Just A Few Days Before Starting Her Senior Year Of High School, This 16-Year-Old Sadly Took Her Life After Being Bullied And One Of Her Classmates Says The School Is Pretending It Never Happened
On August 7, sixteen-year-old McKenna Brown of Palm Harbor, Florida, sadly took her own life just days before starting her senior year.
The teen attended East Lake High School and loved spending time with family, practicing her faith, and playing hockey.
Tragically, though, McKenna was also a frequent victim of bullying.
And in the days following her passing, parents Cheryl and Hunter Brown began speaking out about the bullying that pushed their daughter to such a heartbreaking extreme.
“She was broken. She was hurt. She was alone. She felt like she did not belong, but she chose to suffer in silence because she never said, ‘I need help,'” Hunter said.
Countless community members also took to Facebook to share their condolences for the Brown family and their memories with McKenna in the newly-created In Loving Memory of McKenna Elizabeth Brown Facebook group.
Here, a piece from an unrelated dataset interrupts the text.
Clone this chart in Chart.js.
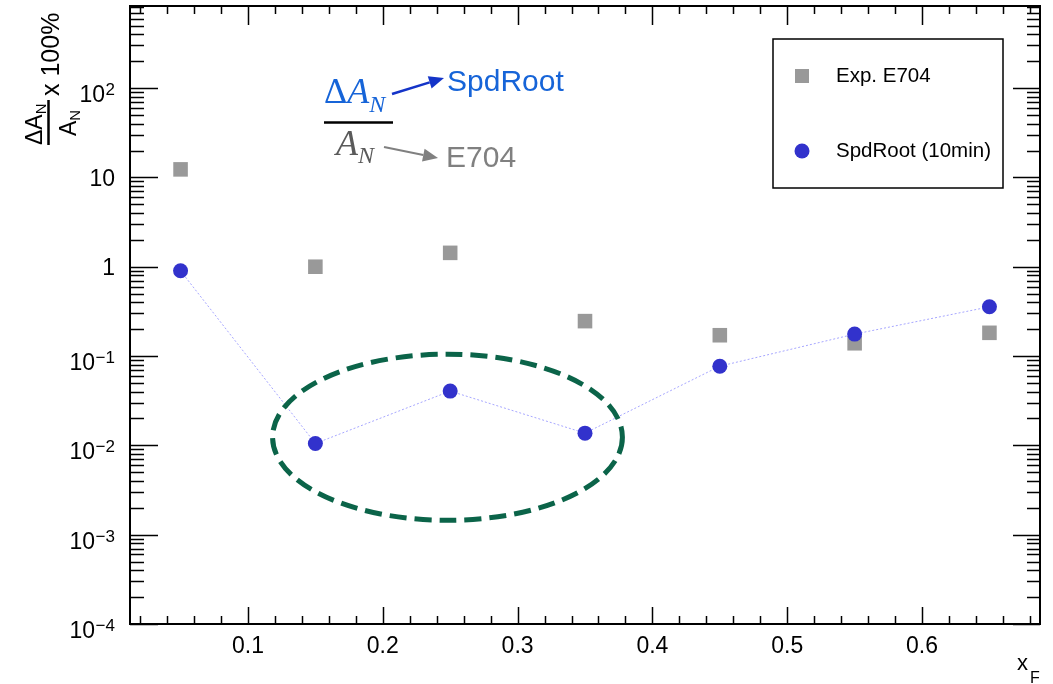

According to Emma Stewart, the Senior Class President, McKenna’s high school’s administration has reportedly been acting like “nothing happened.” She detailed this and more in a statement entitled, “East Lake Faculty and Staff, Do Better.”
“Since freshman year, we never knew how quick our ‘last first day’ of school would come. Little did we all know that McKenna’s last first day would come way sooner,” Emma’s statement began, which was posted on Facebook by Cheryl Brown.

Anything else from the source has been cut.